Energie et équité
de Ivan Illich

critiqué par Falgo, le 30 décembre 2012
(Lentilly - 85 ans)


La note:  étoiles
Un pionnier bien oublié
Très célèbre dans les années 1960-70, Ivan Illich est aujourd'hui bien oublié. Et pourtant, relire son essai "Energie et équité" fait regretter que sa pensée n'ait pas été assez prise en compte.
Car il s'agit bien d'une vraie pensée, une réflexion sur le devenir humain hors de modes, des habitudes et des systèmes intellectuels établis. Une chape de mépris est tombée sur son oeuvre, dont témoigne en un certain sens la critique de Sakhti de ses oeuvres complètes.
Illich sort du cadre politico-économique qui a formaté notre monde depuis des siècles et donc des paradigmes explicatifs situés dans celui-là.
Pour Illich, en 1975 on est au lendemain du premier choc pétrolier, c'est fondamentalement une crise de l'énergie qui nous menace et, plus précisément la quantité d'énergie consommée par tête. "L'utilisation de hauts quanta d'énergie a des effets aussi destructeurs pour la structure sociale que pour le milieu physique." Il rejoint en cela Jared Diamond, mais c'est la structure sociale qui intéresse Illich, laissant à Diamond, qui ne le cite pas, l'environnement.
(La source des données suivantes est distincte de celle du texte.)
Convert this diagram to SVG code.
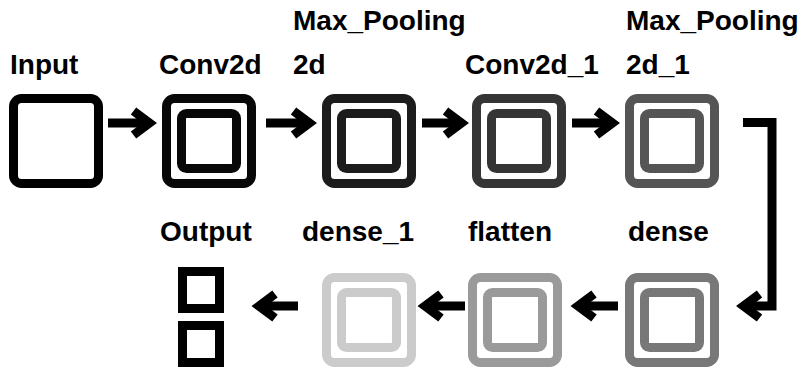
<svg xmlns="http://www.w3.org/2000/svg" width="806" height="371" viewBox="0 0 806 371">
  <style>
    .lbl { font-family: "Liberation Sans", Arial, sans-serif; font-weight: bold; font-size: 28px; fill: #000; }
    .box { fill: none; stroke-width: 9; }
    .sq { fill: none; stroke: #000; stroke-width: 9; }
    .conn { fill: none; stroke: #000; stroke-width: 9; marker-end: url(#chev); }
  </style>
  <defs>
    <marker id="chev" markerUnits="userSpaceOnUse" markerWidth="40" markerHeight="40" refX="0" refY="0" viewBox="-20 -20 40 40" orient="auto" overflow="visible">
      <path d="M-14,-12 L2,0 L-14,12" fill="none" stroke="#000" stroke-width="9" stroke-linejoin="miter"/>
    </marker>
  </defs>

  <rect width="806" height="371" fill="#fff"/>

  <!-- top row -->
  <g id="input">
    <rect class="box" x="13.5" y="98.5" width="85" height="85" rx="8" stroke="#000"/>
    <text class="lbl" x="10" y="74">Input</text>
  </g>
  <g id="conv2d">
    <rect class="box" x="166.5" y="98.5" width="85" height="85" rx="8" stroke="#080808"/>
    <rect class="box" x="181.5" y="113.5" width="55" height="55" rx="5" stroke="#080808"/>
    <text class="lbl" x="159" y="74">Conv2d</text>
  </g>
  <g id="max_pooling2d">
    <rect class="box" x="326.5" y="98.5" width="85" height="85" rx="8" stroke="#1c1c1c"/>
    <rect class="box" x="341.5" y="113.5" width="55" height="55" rx="5" stroke="#1c1c1c"/>
    <text class="lbl" x="293" y="30">Max_Pooling</text>
    <text class="lbl" x="293" y="74">2d</text>
  </g>
  <g id="conv2d_1">
    <rect class="box" x="476.5" y="98.5" width="85" height="85" rx="8" stroke="#353535"/>
    <rect class="box" x="491.5" y="113.5" width="55" height="55" rx="5" stroke="#353535"/>
    <text class="lbl" x="465" y="74">Conv2d_1</text>
  </g>
  <g id="max_pooling2d_1">
    <rect class="box" x="629.5" y="98.5" width="85" height="85" rx="8" stroke="#555"/>
    <rect class="box" x="644.5" y="113.5" width="55" height="55" rx="5" stroke="#555"/>
    <text class="lbl" x="626" y="30">Max_Pooling</text>
    <text class="lbl" x="626" y="74">2d_1</text>
  </g>

  <!-- bottom row -->
  <g id="dense">
    <rect class="box" x="629.5" y="277.5" width="85" height="85" rx="8" stroke="#787878"/>
    <rect class="box" x="644.5" y="292.5" width="55" height="55" rx="5" stroke="#787878"/>
    <text class="lbl" x="628" y="241">dense</text>
  </g>
  <g id="flatten">
    <rect class="box" x="472.5" y="277.5" width="85" height="85" rx="8" stroke="#9a9a9a"/>
    <rect class="box" x="487.5" y="292.5" width="55" height="55" rx="5" stroke="#9a9a9a"/>
    <text class="lbl" x="468" y="241">flatten</text>
  </g>
  <g id="dense_1">
    <rect class="box" x="326.5" y="277.5" width="85" height="85" rx="8" stroke="#cbcbcb"/>
    <rect class="box" x="341.5" y="292.5" width="55" height="55" rx="5" stroke="#cbcbcb"/>
    <text class="lbl" x="302" y="241">dense_1</text>
  </g>
  <g id="output">
    <rect class="sq" x="182.5" y="271.5" width="37" height="37"/>
    <rect class="sq" x="182.5" y="325.5" width="37" height="37"/>
    <text class="lbl" x="160" y="241">Output</text>
  </g>

  <!-- connectors -->
  <g id="connectors">
    <path class="conn" d="M108,123 H147.5"/>
    <path class="conn" d="M266,123 H307.5"/>
    <path class="conn" d="M422,123 H459.5"/>
    <path class="conn" d="M572,123 H610.5"/>
    <path class="conn" d="M743,122.5 H772 V306 H745.5"/>
    <path class="conn" d="M618,306 H580"/>
    <path class="conn" d="M465,306 H427"/>
    <path class="conn" d="M298,306 H261"/>
  </g>
</svg>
S'appuyant sur le fait que la technique moderne peut être économe en matière d'énergie, son avis est "qu'il faut qu'une société limite d'elle-même la consommation d'énergie de ses plus puissants citoyens." Il insiste sur la notion de seuil, paradigme essentiel de son oeuvre. Il existe un seuil, à déterminer, au delà duquel l'augmentation de la consommation d'énergie se fait au détriment de l'équité.
Il indique alors les dégradations des systèmes politiques, sociaux et culturels qui vont se dérouler, la principale étant la montée des inégalités, l'accroissement de la pauvreté des uns contribuant paradoxalement à la prospérité des plus riches.
Cela vous dit quelque chose?
L'un des points qui retient son attention est la démentielle quantité d'énergie dépensée au transport des personnes, imposition réalisée par le système industrio-capitaliste. Celui-ci induit une sur-consommation de produits qui est avec le mythe de la vitesse une des causes profondes de nos malheurs.
Illich pense donc à la voie d'une sortie de l'organisation actuelle du monde pour l'infléchir dans le sens d'une moindre consommation énergétique pour atteindre "à l'âge industriel de la mâturité technique". Cela signifie une profonde transformation de nos modes de vie individuelle et collective.
Par son refus du communisme comme du capitalisme, on comprend que la pensée d'Illich ait été ensevelie sous le sable de l'oubli. Sans aller jusqu'à ouvrir les portes d'un monde nouveau, ni à en dessiner les contours, il avait, très tôt, jeté les bases d'un indispensable renouveau. J'en trouve les traces, parmi d'autres auteurs, chez Edgar Morin qui, curieusement, ne se réfère pas à lui mais emprunte plusieurs de ses pistes.